November 26, 2006 · 1 Comments
Philadelphia Stars Memorial Park, landscape designed by Synterra, Ltd.
While we’re on the subject of murals and public art and taste, the Negro Leagues baseball monument, which includes a sculpture, a mural and a pair of green plazas has been catching my eye each time I drive by 44th and Parkside on my way to points north of West Philadelphia.
The monument, which went up this past year, is where the Philadelphia Stars ballpark used to be, at 44th and Parkside. The Stars played there from 1933 to 1952. A list of all the Negro League teams of the time is etched into granite in the west plaza.
Although the mural is hard to miss with its corporate logos and heroic scale, it’s the more modest sculpure of the Philly Stars ballplayer that calls to me.
Phil Sumpter’s sculpture of a Philadelphia Stars batter
The bronze 7-foot figure (which seems far smaller), is by sculptor Phil Sumpter, and right off the bat I need to complain that the only sign of his authorship is his last name scratched into the sculpture itself on the back. The artist deserves more respect.
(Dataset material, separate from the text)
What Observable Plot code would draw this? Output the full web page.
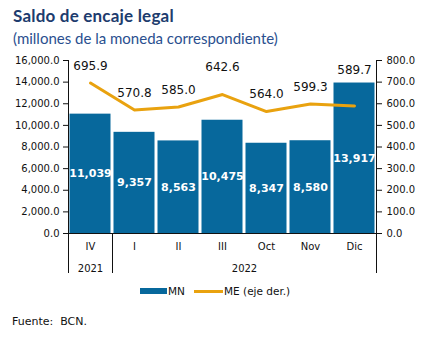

But the sculpture itself has all of my respect. His physical gesture is a blend of confidence, modesty and low-key athleticism. The scale seems not heroic–except for the giant hands–but the figure manages to communicate dignity, and its size and elevation on a pedestal evokes a contrast with the smaller sculpture of a Union Army soldier placed well up on a pedestal, several blocks due north at Belmont and Montgomery.
In the case of the batter, the pedestal elevates the figure, but does not put it beyond reach. Every one of the scale and placement judgments interests me.
The batter is placed on a corner with benches, pavements and plantings that suggest a baseball diamond without being a diamond. It’s pleasant, although because of the traffic at that corner, I can’t help but wonder how often people will sit there. I haven’t seen anyone, yet, although I drive by frequently.
Across the street is an enormous mural by David McShane and grassy plantings. The mural is part of the memorial, and of course it’s a part of the Philadelphia Mural Arts Program.
mural by David McShane
The mural is covered with giant logos and with ballplayers in action–figures that look pasted over a background that switches from pumped-up grass to a nostalgic black-and-white grandstand filled with fans.
Speeding by in my car, I see the heroic-scale ballplayers and the logos, then the giant grass, then the team penants. Last, I take in take in the grandstand (and I never decode the baseball as I’m flying by). It’s the grandstand part of the background that I love the most, because it’s in black and white–a good choice–and because it broadens the subject of the mural to include not only the players but the loyal fans, the community that supported the teams.
The mural seems designed to offer its image to cars on the move. However part of its background–the giant grass, the giant baseball–is a distraction, and the deliberate, pasted-on look of the figures is a puzzlement.
But even though I am not so crazy about the pumped up advertising flavor of this mural, I always give it a look, wondering at the giant pitcher with his foreshortened leg and pitching arm in motion for the windup; the batter, catcher and ump focused on the trajectory of the hit; the sliding tag; and the outfielder making a catch. I also like the small coach on the sidelines of the painting.
I can’t help but think about public art’s role in a community, and Andrea Kirsh’s comment that the art patrons of murals are not art insiders but communities, often blue-collar communities.
In raising this memorial for the Negro Leagues and the Philadelphia Stars, the backers–the Business Association of West Parkside–must have wanted to legitimize and publicly recognize a league whose members were barred from the majors. All in all, this memorial successfully projects pride of the community and the validity of the league. The sculpture communicates all this with gravity. To put it still another way, the sculpture has an art model, the mural, a business and commerce model.
However, my carping on some aspects of the mural is almost beside the point. The point is to write the African American faces into sports history, where they should have been written in the first place. Here they are written.